First devised in 1850, the Queens Puzzle originally asked chess players to place eight queens on a standard chessboard in a way that would allow no two queens to attack one another. Although the problem has since been solved by human beings, when the chessboard is increased to a sufficiently large size (think boards with 1,000 by 1,000 squares and upwards), researchers at the University of St. Andrews claim a computer program would take roughly a millennium to solve it. Unless you can prove otherwise.
“On January 1, 2015, a friend of mine on Facebook posted a link to an online discussion about this problem, and said he had a hunch I would be interested in it,” Professor Ian Gent, one of the researchers who threw down the gauntlet, told Digital Trends. “He was right, and so I spent a lot of time with my colleagues working it out.”

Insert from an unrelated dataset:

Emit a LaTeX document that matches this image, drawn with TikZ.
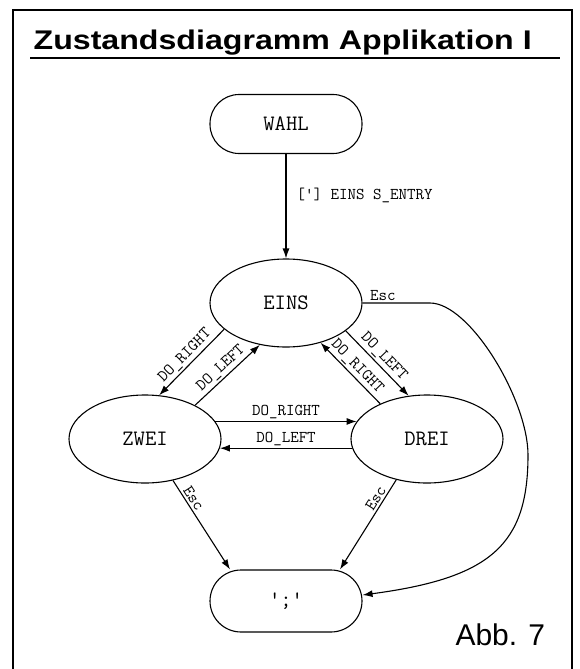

Gent and his colleagues managed to work out the math to show how hard the problem is — whch is where the 1,000 years estimation comes from. The really tough bit, however, is to take the next step. “You can [win the $1 million] either by proving that no algorithm can solve the n-Queen Completion puzzle in reasonable time, or by finding an algorithm which does solve it quickly,” he continued.
According to Gent, solving this problem efficiently is, “probably the hardest thing to do in computer science.” The reason is that the current methods of solving it essentially use blunt-force trial and error, which works by figuring out every possible option. An algorithm that could solve the problem quickly, on the other hand, would be a major game-changer.
Even if you don’t think you’re the person for the job, you can check out a research paper describing the problem by Gent and his colleagues, published in the Journal of Artificial Intelligence Research.
In the meantime, Gent has three pointers for anyone hoping to pick up the grand prize: Get a Ph.D. in computational complexity, be brilliant, and get very, very lucky.